There is no obvious significant connection between the stated aim of the law changes (to stop FTFs) and the need for the SIS to expand their surveillance powers to include video surveillance and emergency warrantless surveillance.

One can see the gap in the example given to justify emergency warrantless surveillance in the Explanatory Note which says "information may come to light that a person not previously identified as a risk is about to travel to a conflict zone."

This is the serious and urgent threat to NZ security that necessitates allowing warrantless surveillance by the SIS? Rather this looks like another case of "well, we're passing a law, let's tack on some more powers for the security agencies while we're at it".

The bill notes that these new powers match those granted to the Police in the Search & Surveillance Act. However, one key difference is that the SIS is less accountable than the Police, not least because they're collecting intelligence rather than evidence that has to stand up in court.

We fail to see why these non-urgent changes couldn't have been considered as part of the promised review of the intelligence services scheduled to start in 2015.


Customs information sharing

We do not have any significant issues with Customs sharing appropriate data concerning terrorists with the NZ Police and SIS, assuming that appropriate safeguards are in place. The new procedures seem to have some appropriate limits including audit trails.

What is more interesting is the explanatory note that this change is seen as necessary because the current arrangements are not allowed in the current Customs and Excise Act.

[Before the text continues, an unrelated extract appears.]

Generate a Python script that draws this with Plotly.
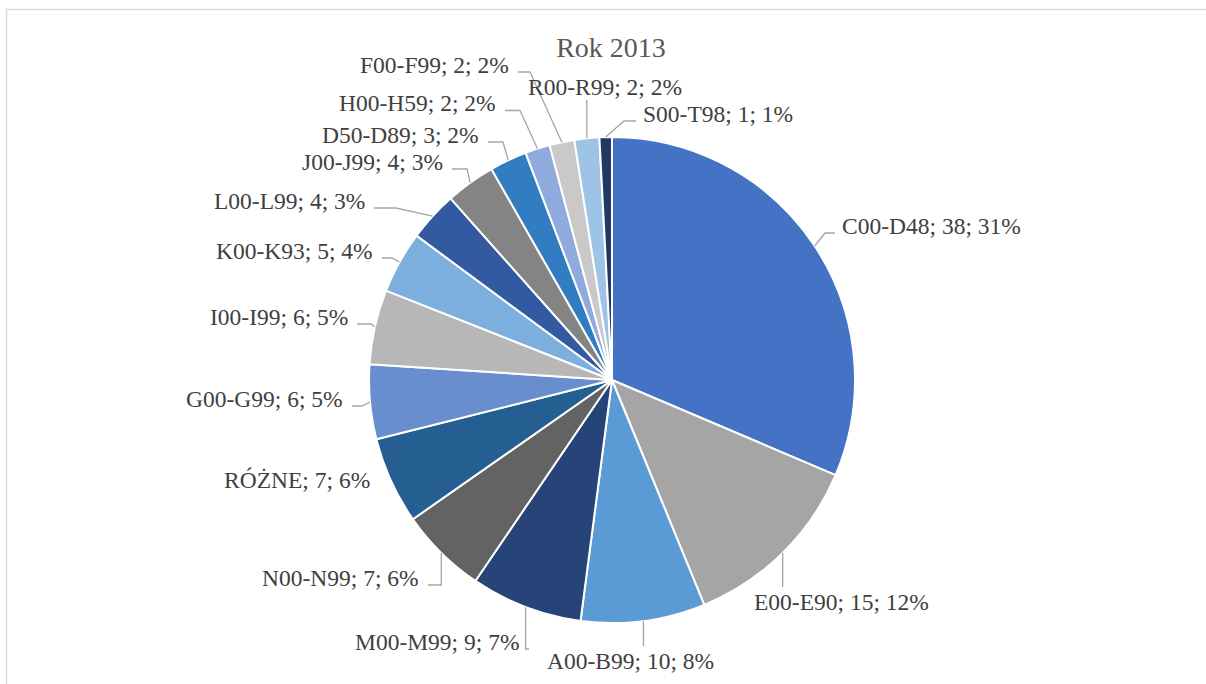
import math
import plotly.graph_objects as go

categories = ["C00-D48", "E00-E90", "A00-B99", "M00-M99", "N00-N99", "RÓŻNE",
              "G00-G99", "I00-I99", "K00-K93", "L00-L99", "J00-J99", "D50-D89",
              "H00-H59", "F00-F99", "R00-R99", "S00-T98"]
values = [38, 15, 10, 9, 7, 7, 6, 6, 5, 4, 4, 3, 2, 2, 2, 1]
colors = ["#4472C4", "#A5A5A5", "#5B9BD5", "#264478", "#636363", "#255E91",
          "#698ED0", "#B7B7B7", "#7CAFDD", "#335AA1", "#848484", "#327DC2",
          "#8FAADC", "#C9C9C9", "#9DC3E6", "#203864"]
title_text = "Rok 2013"

# ---- layout (pixels in the 1206x684 canvas) ----
W, H = 1206, 684
cx, cy, r = 612, 380, 243
FONT = "Liberation Serif"
LABEL_SIZE = 23.5
LEADER_COLOR = "#A6A6A6"

# label placement: side, x (edge or centre), y (text centre), elbow type, stub length
label_layout = {
    "C00-D48": dict(side="right", x=840, y=226, elbow="h", h=10),
    "E00-E90": dict(side="below", x=841, y=602),
    "A00-B99": dict(side="below", x=630, y=661),
    "M00-M99": dict(side="left", x=522, y=642, elbow="v"),
    "N00-N99": dict(side="left", x=421, y=578, elbow="v"),
    "RÓŻNE":   dict(side="left", x=372, y=480, elbow="none"),
    "G00-G99": dict(side="left", x=345, y=399, elbow="h", h=10),
    "I00-I99": dict(side="left", x=350, y=317, elbow="h", h=14),
    "K00-K93": dict(side="left", x=375, y=251, elbow="h", h=10),
    "L00-L99": dict(side="left", x=367, y=201, elbow="h", h=22),
    "J00-J99": dict(side="left", x=445, y=162, elbow="h", h=15),
    "D50-D89": dict(side="left", x=481, y=135, elbow="h", h=15),
    "H00-H59": dict(side="left", x=498, y=103.5, elbow="h", h=15),
    "F00-F99": dict(side="left", x=511, y=65, elbow="h", h=12),
    "R00-R99": dict(side="above", x=605, y=87),
    "S00-T98": dict(side="right", x=641, y=114, elbow="h", h=12),
}


def px(x):
    return x / W


def py(y):
    return 1 - y / H


fig = go.Figure(go.Pie(
    labels=categories,
    values=values,
    sort=False,
    direction="clockwise",
    rotation=0,
    marker=dict(colors=colors, line=dict(color="white", width=2)),
    textinfo="none",
    hoverinfo="label+value+percent",
    domain=dict(x=[px(cx - r), px(cx + r)], y=[py(cy + r), py(cy - r)]),
    showlegend=False,
))

total = sum(values)
annotations = []
shapes = [dict(type="rect", xref="paper", yref="paper",
               x0=px(6.5), x1=1.05, y0=-0.05, y1=py(9.5),
               line=dict(color="#D9D9D9", width=1.5),
               fillcolor="rgba(0,0,0,0)", layer="below")]

cum = 0
for cat, v in zip(categories, values):
    mid = (cum + v / 2) / total * 2 * math.pi
    cum += v
    ax = cx + r * math.sin(mid)
    ay = cy - r * math.cos(mid)
    L = label_layout[cat]
    pct = round(100 * v / total)
    text = f"{cat}; {v}; {pct}%"
    side = L["side"]
    xanchor = {"left": "right", "right": "left"}.get(side, "center")
    annotations.append(dict(
        x=px(L["x"]), y=py(L["y"]), xref="paper", yref="paper",
        text=text, showarrow=False, xanchor=xanchor, yanchor="middle",
        font=dict(family=FONT, size=LABEL_SIZE, color="#404040")))

    pts = None
    if side == "right":
        P = (L["x"] - 5, L["y"] + 7)
        E = (P[0] - L["h"], P[1])
        pts = [(ax, ay), E, P]
    elif side == "left":
        el = L["elbow"]
        P = (L["x"] + 7, L["y"] + 7)
        if el == "h":
            pts = [(ax, ay), (P[0] + L["h"], P[1]), P]
        elif el == "v":
            pts = [(ax, ay), (ax, P[1]), P]
    elif side == "below":
        pts = [(ax, ay), (ax, L["y"] - 15)]
    elif side == "above":
        pts = [(ax, ay), (ax, L["y"] + 13)]
    if pts:
        path = "M " + " L ".join(f"{px(a):.5f},{py(b):.5f}" for a, b in pts)
        shapes.append(dict(type="path", xref="paper", yref="paper", path=path,
                           line=dict(color=LEADER_COLOR, width=1.3)))

fig.update_layout(
    width=W, height=H,
    margin=dict(l=0, r=0, t=0, b=0),
    paper_bgcolor="white",
    title=dict(text=title_text, x=px(611), xanchor="center", y=py(47.5), yanchor="middle",
               xref="paper", yref="paper",
               font=dict(family=FONT, size=28, color="#595959")),
    annotations=annotations,
    shapes=shapes,
)

fig.write_html("out.html", config={"displayModeBar": False},
               post_script="document.body.style.margin='0';")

The Switched on Gardener case in 2011-2013 showed that Customs were already abusing their search powers in order to do espionage for the Police. At that time we also obtained a copy of the Information Exchange and Data Access Annexe to the 2006 Memorandum of Understanding between Police and Customs. In it, Customs will:

…on request or at their own behest provide to the NZ Police information and intelligence held by the NZ Customs service on all matters connected to the enforcement and maintenance of law for which the NZ Police has a statutory investigative or intelligence interest.

NZ Police personnel, … who, as an appropriate part of their duties require direct personal access to information held on CusMod [the Customs computer systems] shall be allowed such access.

It seems that this completely open and unrestricted access is probably unlawful. Will there be any repercussions for the people who set it up and used it?


Secret evidence

This Bill does not introduce the idea of the government presenting classified evidence in secret, it merely extends it to judicial review of those decisions.

However we think that it is impossible to have a fair trial when evidence can be presented in court that the accused and their representatives cannot even see, let alone challenge. This is contrary to the minimal standards for criminal procedure in section 25 of the New Zealand Bill of Rights Act and should not be allowed.


Sunset clause

The use of a sunset clause so that the provisions in the Bill will expire on 1st April 2018 seems odd. If the government believes that these law changes are necessary and a good idea, why let them expire? A sunset clause seems to imply that they aren't really convinced that these changes are worthwhile and appropriate.



Finally, there is the issue of urgency. Prime Minister John Key has said he intends to have the law passed by Christmas in order to… what? There does not seem to be any particular requirement for urgency, other than to reduce the time for scrutiny and/or opposition.

At a time when the political neutrality of the SIS has been found to be lacking, it seems inappropriate for the government to rush in new laws giving them even more power.



This Bill seems like another rush job to give more powers to New Zealand's security agencies for reasons that aren't clear.

We believe that the government needs to make a better case for both the law changes and the urgency with which they wish to pass them.